# What you need to do
Where a line below holds the string "with", copy that line.
>> start Dataset records
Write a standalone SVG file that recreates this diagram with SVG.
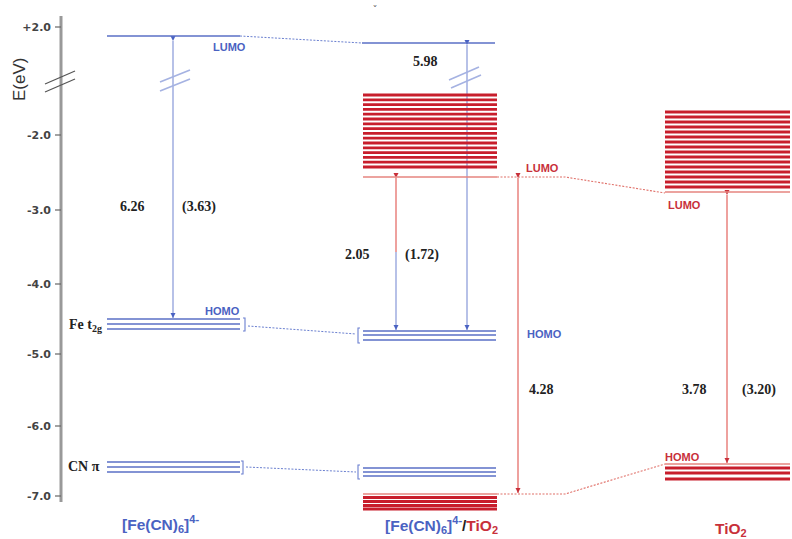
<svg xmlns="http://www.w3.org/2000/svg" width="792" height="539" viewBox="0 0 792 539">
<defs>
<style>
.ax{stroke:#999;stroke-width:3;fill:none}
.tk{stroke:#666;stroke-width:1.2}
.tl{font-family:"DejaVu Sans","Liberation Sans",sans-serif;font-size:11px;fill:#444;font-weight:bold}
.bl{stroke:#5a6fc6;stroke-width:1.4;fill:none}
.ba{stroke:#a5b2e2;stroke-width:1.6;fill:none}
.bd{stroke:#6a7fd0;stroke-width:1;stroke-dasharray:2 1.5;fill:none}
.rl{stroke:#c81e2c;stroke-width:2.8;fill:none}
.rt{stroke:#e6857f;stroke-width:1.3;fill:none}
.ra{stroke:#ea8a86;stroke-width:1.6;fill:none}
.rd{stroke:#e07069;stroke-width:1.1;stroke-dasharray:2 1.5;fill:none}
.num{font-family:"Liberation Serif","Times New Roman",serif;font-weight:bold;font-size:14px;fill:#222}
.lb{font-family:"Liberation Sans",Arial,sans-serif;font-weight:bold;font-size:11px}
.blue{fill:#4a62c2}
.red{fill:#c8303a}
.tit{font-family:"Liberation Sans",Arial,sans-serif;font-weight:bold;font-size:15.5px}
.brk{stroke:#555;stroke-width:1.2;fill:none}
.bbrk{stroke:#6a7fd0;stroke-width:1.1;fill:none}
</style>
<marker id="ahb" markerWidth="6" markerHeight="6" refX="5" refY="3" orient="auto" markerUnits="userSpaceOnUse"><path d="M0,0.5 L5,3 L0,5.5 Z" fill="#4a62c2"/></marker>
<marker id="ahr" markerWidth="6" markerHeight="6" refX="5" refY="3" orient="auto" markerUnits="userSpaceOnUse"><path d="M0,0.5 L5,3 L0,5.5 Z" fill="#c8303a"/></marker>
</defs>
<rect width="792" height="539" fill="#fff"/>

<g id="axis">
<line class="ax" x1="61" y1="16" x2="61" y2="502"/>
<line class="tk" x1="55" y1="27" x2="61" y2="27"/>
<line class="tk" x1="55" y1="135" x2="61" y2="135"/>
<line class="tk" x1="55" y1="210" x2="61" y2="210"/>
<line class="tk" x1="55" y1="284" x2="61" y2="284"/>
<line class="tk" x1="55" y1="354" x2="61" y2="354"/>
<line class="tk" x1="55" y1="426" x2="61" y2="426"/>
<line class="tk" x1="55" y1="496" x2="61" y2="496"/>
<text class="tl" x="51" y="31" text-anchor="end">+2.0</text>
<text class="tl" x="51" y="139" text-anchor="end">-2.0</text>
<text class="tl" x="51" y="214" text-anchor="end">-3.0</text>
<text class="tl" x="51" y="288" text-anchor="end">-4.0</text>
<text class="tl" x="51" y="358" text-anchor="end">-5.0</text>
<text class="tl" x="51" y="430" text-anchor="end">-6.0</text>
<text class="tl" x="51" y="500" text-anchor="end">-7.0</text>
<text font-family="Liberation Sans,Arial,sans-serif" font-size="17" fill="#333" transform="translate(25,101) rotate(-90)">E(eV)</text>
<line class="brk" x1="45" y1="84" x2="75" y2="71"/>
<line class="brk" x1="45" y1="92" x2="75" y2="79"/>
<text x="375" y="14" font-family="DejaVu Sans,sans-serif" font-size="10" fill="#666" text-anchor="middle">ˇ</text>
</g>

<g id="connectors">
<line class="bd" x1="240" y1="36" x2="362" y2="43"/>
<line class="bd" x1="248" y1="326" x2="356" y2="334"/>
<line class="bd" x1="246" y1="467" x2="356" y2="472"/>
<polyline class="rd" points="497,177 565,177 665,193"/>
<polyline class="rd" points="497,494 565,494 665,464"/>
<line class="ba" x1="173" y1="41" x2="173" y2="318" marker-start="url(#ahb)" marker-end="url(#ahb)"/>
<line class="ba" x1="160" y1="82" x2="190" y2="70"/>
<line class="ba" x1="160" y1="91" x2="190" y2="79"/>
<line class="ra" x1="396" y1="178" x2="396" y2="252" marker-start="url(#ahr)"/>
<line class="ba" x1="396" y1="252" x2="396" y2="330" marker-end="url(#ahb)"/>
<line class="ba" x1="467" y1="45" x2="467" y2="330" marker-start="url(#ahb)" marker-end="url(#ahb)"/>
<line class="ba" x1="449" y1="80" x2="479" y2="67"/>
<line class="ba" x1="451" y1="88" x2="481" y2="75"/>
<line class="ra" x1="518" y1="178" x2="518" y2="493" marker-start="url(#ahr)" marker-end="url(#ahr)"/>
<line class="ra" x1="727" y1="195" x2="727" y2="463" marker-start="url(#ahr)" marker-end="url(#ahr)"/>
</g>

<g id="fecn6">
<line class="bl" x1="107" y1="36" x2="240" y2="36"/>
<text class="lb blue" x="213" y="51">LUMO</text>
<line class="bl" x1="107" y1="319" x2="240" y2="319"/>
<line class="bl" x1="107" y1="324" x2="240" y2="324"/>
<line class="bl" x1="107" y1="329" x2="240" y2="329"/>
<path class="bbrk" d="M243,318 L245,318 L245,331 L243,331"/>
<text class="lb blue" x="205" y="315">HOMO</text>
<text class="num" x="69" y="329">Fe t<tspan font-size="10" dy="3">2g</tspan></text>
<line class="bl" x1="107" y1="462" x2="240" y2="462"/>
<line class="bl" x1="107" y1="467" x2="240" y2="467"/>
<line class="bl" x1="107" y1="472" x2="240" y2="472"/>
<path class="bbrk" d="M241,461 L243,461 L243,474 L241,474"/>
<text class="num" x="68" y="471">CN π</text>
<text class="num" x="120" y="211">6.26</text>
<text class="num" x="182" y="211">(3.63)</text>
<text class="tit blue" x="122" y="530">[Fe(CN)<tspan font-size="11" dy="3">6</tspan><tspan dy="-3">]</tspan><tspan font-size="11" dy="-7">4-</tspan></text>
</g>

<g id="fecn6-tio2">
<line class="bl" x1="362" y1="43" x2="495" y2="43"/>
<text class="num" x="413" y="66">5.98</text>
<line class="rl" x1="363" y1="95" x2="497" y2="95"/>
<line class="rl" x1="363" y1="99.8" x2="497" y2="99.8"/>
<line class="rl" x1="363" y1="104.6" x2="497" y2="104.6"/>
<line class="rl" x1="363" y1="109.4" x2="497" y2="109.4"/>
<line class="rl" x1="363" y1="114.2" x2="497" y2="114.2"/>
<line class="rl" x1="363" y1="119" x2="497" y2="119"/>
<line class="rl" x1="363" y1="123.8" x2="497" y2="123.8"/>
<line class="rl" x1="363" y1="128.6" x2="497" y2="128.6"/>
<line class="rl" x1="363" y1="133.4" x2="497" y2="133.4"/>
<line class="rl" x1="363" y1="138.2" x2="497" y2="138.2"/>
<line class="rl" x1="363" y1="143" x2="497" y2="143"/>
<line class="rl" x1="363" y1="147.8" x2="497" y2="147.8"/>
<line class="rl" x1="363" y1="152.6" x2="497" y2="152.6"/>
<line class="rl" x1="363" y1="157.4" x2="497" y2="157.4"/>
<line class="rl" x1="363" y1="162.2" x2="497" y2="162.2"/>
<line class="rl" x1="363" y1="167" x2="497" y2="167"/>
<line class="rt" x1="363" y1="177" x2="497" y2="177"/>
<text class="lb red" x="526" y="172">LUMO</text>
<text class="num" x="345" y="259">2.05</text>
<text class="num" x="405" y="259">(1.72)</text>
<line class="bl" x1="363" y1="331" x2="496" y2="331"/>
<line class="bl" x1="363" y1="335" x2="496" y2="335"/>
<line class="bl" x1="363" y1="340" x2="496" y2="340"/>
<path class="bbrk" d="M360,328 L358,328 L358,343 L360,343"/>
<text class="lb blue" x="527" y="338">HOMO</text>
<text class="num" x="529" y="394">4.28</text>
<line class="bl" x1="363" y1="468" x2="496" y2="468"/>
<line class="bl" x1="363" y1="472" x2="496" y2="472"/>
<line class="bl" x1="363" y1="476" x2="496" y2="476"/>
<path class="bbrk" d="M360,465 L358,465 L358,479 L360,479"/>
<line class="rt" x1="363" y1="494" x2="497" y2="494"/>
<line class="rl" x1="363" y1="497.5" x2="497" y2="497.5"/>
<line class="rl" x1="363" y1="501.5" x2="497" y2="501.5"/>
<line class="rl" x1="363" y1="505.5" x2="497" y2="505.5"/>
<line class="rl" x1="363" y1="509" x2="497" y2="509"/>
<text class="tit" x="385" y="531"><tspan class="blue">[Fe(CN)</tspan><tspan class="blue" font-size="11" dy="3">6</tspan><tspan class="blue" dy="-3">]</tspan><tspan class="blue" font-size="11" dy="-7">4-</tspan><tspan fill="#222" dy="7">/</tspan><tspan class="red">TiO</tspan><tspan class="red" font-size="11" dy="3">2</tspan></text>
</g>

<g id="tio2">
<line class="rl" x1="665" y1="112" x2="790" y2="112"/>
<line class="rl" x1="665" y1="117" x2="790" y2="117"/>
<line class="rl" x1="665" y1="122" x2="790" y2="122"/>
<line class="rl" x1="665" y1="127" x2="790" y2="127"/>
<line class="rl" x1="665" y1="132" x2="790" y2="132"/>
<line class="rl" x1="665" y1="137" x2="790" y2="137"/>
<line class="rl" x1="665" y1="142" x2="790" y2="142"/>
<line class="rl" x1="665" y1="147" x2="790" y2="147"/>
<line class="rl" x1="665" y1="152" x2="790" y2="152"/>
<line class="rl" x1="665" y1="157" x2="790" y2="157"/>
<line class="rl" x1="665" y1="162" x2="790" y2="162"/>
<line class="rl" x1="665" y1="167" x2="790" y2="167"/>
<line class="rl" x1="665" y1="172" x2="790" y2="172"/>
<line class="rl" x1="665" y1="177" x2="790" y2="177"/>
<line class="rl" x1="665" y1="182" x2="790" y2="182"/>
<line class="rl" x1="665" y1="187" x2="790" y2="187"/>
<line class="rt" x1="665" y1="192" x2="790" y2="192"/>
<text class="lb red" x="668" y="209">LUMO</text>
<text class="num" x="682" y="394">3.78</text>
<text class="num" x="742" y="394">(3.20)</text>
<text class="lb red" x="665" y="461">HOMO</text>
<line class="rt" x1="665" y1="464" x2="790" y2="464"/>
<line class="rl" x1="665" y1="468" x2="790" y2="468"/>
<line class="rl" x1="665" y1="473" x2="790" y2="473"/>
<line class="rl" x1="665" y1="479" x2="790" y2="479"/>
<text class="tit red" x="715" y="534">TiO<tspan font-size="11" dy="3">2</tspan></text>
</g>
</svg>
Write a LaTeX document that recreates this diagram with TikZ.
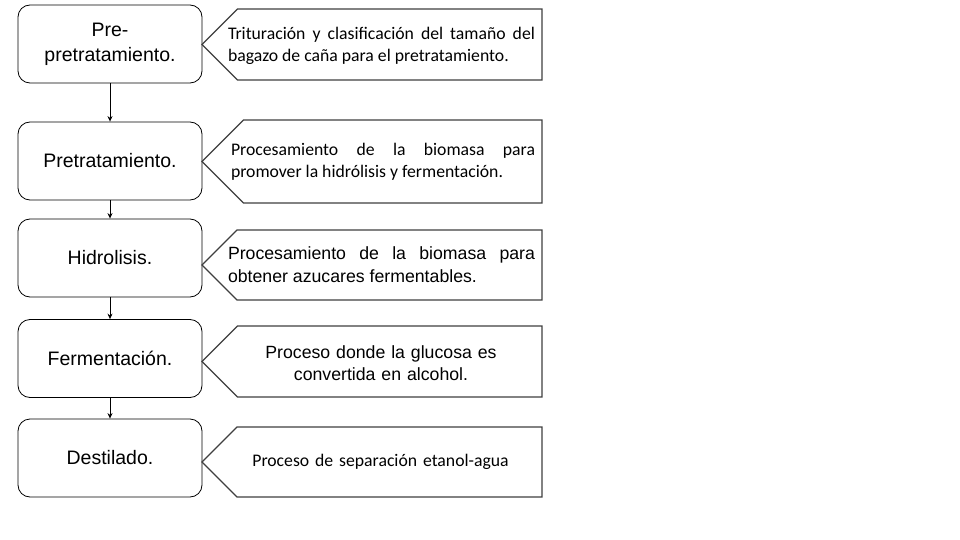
>> end Dataset records
# Solution
Write a standalone SVG file that recreates this diagram with SVG.
Write a LaTeX document that recreates this diagram with TikZ.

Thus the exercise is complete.